* BEGIN SUPPLIED MATERIAL *

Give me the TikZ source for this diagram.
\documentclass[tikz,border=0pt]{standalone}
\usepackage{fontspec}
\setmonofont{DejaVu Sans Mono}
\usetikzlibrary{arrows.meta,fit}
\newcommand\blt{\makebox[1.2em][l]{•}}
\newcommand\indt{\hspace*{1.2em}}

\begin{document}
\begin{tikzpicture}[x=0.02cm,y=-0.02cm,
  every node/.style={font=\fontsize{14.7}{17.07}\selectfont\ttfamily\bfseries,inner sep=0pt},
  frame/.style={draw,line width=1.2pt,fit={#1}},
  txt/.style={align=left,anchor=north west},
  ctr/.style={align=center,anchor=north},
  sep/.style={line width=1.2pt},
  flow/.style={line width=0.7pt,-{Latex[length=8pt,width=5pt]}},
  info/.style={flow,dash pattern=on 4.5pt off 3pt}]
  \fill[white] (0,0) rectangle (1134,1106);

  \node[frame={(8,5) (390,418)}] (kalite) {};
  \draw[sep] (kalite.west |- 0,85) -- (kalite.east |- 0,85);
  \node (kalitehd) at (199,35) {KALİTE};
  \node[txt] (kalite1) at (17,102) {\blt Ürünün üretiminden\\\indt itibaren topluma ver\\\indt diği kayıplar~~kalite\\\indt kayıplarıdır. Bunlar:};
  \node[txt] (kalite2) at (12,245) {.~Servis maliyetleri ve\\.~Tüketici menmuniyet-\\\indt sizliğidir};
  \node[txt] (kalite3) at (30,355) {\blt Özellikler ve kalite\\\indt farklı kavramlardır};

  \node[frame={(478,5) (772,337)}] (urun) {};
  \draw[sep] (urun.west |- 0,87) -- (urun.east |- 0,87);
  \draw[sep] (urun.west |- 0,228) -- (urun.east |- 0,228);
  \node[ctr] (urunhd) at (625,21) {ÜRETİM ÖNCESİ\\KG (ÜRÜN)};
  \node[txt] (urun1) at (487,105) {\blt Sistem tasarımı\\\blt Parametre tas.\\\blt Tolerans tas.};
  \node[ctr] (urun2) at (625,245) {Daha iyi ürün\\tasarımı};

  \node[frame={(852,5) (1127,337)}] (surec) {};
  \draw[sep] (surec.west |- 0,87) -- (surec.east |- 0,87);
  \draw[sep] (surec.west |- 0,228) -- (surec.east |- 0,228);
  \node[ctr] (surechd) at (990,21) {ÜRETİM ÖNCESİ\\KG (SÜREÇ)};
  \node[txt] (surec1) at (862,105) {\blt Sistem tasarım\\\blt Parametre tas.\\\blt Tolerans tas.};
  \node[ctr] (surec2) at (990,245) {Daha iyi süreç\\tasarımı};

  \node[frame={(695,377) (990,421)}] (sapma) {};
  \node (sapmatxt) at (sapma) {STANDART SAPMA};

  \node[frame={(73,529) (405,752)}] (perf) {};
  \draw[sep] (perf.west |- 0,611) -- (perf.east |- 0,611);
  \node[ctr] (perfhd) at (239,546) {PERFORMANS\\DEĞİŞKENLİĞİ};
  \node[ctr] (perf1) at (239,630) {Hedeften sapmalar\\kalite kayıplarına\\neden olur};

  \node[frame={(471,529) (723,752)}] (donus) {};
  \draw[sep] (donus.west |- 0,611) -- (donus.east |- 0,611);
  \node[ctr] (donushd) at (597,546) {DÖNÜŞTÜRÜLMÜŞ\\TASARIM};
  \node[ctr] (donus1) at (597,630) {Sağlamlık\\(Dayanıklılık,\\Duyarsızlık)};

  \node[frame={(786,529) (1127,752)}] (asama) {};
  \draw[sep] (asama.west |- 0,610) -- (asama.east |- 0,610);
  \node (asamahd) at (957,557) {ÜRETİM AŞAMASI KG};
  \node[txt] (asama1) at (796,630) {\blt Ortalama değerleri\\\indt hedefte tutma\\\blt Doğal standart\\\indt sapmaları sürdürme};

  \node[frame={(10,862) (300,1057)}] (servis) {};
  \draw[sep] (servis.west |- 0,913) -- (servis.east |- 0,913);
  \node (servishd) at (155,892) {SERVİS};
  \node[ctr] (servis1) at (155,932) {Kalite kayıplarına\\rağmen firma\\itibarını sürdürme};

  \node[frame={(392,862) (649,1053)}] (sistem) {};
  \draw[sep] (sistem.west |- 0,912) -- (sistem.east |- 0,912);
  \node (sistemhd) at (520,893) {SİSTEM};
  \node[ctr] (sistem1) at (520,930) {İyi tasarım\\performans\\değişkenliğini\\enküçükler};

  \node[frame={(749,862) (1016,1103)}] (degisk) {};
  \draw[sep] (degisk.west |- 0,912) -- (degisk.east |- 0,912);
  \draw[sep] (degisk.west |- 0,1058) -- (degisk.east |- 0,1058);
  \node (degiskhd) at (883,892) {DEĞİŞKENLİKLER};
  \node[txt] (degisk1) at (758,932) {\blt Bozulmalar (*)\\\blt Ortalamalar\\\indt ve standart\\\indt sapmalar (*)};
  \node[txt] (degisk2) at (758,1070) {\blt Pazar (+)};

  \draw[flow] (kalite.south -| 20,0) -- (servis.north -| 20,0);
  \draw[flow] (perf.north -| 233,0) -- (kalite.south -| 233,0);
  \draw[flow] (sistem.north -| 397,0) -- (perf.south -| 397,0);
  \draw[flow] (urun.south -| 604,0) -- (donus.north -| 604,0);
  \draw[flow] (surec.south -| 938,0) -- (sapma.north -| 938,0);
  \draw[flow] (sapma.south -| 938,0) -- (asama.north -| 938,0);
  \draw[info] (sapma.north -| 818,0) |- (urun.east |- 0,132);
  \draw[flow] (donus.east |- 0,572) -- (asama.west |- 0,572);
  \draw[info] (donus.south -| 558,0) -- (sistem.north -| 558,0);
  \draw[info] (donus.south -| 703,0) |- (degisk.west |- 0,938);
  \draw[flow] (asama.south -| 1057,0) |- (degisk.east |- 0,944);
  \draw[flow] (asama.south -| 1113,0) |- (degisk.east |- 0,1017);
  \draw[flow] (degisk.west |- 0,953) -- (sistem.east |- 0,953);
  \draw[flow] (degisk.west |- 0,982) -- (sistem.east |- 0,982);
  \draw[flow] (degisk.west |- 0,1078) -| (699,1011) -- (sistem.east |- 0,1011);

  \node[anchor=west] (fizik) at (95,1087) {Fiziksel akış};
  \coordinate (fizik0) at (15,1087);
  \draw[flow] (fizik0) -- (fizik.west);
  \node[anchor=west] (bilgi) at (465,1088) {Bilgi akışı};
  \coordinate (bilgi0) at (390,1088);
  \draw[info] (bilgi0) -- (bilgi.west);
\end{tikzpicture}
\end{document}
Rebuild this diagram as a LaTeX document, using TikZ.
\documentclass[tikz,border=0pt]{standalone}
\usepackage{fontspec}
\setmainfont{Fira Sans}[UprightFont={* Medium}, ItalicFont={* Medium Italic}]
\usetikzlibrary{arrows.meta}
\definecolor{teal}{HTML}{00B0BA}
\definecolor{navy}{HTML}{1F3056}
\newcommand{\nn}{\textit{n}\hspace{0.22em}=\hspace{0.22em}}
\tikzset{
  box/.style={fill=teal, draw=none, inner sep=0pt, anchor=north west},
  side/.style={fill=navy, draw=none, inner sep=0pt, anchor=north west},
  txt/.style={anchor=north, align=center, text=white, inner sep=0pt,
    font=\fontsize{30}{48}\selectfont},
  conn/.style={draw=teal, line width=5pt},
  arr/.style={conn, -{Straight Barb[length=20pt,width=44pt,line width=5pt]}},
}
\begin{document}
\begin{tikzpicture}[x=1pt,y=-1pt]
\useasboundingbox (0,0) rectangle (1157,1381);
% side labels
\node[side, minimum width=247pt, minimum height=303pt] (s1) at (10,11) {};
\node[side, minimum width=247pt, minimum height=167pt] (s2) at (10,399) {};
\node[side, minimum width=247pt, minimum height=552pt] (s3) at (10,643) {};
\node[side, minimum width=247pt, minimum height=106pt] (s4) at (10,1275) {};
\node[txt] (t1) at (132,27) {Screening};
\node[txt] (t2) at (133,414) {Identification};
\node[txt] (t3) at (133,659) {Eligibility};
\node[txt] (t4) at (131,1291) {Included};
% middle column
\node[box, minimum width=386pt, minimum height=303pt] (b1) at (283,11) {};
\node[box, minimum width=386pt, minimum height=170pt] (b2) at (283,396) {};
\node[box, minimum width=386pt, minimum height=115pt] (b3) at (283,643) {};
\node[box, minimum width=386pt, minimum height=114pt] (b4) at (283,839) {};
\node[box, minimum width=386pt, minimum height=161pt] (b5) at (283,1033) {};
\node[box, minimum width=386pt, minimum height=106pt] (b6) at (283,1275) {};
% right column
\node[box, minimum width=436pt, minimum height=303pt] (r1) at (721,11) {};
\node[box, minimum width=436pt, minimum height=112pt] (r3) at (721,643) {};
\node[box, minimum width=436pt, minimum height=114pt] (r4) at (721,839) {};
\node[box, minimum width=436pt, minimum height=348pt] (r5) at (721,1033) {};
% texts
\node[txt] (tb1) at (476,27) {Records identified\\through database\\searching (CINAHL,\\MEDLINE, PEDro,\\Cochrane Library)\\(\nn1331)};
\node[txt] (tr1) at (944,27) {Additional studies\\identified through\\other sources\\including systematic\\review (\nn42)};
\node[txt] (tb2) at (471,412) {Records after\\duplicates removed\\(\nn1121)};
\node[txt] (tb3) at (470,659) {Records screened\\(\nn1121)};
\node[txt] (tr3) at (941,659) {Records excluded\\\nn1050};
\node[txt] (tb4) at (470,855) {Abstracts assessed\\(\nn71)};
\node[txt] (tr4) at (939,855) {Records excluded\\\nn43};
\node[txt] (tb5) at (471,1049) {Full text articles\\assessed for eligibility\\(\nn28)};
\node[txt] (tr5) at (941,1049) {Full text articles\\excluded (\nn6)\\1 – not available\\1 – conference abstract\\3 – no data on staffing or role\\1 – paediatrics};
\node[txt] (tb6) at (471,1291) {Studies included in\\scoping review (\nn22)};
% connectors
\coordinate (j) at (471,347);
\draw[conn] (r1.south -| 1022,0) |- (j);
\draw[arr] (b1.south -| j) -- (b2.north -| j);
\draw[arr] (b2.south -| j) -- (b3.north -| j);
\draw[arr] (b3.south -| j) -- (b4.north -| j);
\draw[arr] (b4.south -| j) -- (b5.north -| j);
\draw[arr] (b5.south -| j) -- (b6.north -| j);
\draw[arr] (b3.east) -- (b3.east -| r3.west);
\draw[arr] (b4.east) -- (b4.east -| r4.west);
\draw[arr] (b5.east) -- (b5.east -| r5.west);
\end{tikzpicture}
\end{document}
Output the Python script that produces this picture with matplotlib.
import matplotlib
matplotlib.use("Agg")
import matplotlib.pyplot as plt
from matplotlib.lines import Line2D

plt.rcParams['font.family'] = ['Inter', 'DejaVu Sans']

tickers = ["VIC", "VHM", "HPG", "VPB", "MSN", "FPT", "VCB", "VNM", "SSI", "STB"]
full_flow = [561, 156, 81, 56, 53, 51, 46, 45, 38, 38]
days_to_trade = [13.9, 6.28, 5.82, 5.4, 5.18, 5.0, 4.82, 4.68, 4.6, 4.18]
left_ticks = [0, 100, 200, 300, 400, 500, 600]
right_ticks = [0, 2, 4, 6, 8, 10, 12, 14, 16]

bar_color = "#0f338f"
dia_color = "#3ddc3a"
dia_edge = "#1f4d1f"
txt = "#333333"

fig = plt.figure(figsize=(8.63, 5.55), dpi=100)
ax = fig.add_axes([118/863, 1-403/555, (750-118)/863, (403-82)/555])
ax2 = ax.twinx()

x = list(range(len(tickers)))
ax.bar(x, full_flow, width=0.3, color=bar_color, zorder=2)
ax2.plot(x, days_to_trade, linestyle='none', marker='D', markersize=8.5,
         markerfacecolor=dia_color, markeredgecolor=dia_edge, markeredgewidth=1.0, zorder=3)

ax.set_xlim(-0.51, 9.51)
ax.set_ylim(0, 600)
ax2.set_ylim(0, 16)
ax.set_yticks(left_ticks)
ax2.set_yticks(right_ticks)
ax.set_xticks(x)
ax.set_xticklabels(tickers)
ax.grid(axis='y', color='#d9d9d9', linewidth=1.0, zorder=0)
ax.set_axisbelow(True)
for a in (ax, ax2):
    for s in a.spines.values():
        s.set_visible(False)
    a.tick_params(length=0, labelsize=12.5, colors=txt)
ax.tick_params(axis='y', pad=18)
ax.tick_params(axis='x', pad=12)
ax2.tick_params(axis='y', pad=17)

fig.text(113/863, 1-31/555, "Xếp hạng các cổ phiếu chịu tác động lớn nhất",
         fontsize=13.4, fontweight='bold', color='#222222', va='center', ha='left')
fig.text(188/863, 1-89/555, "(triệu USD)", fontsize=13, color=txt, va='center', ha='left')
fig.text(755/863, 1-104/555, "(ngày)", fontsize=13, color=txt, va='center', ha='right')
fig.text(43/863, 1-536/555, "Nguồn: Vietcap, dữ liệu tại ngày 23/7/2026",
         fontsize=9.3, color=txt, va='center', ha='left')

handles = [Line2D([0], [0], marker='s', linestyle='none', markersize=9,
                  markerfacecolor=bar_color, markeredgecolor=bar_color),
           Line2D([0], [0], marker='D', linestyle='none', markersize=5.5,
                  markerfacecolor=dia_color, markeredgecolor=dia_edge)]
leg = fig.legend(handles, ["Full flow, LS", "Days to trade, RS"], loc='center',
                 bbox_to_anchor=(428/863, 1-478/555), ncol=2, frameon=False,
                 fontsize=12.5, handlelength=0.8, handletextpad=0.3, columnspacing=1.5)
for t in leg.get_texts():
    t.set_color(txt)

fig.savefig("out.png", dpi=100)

* END SUPPLIED MATERIAL *

• [THE TASK] Copy every line of the records above, starting with the first, up to and including the line containing "(0,0) rectangle (1134,1106);".

• [ANSWER TO THIS TASK]
Give me the TikZ source for this diagram.
\documentclass[tikz,border=0pt]{standalone}
\usepackage{fontspec}
\setmonofont{DejaVu Sans Mono}
\usetikzlibrary{arrows.meta,fit}
\newcommand\blt{\makebox[1.2em][l]{•}}
\newcommand\indt{\hspace*{1.2em}}

\begin{document}
\begin{tikzpicture}[x=0.02cm,y=-0.02cm,
  every node/.style={font=\fontsize{14.7}{17.07}\selectfont\ttfamily\bfseries,inner sep=0pt},
  frame/.style={draw,line width=1.2pt,fit={#1}},
  txt/.style={align=left,anchor=north west},
  ctr/.style={align=center,anchor=north},
  sep/.style={line width=1.2pt},
  flow/.style={line width=0.7pt,-{Latex[length=8pt,width=5pt]}},
  info/.style={flow,dash pattern=on 4.5pt off 3pt}]
  \fill[white] (0,0) rectangle (1134,1106);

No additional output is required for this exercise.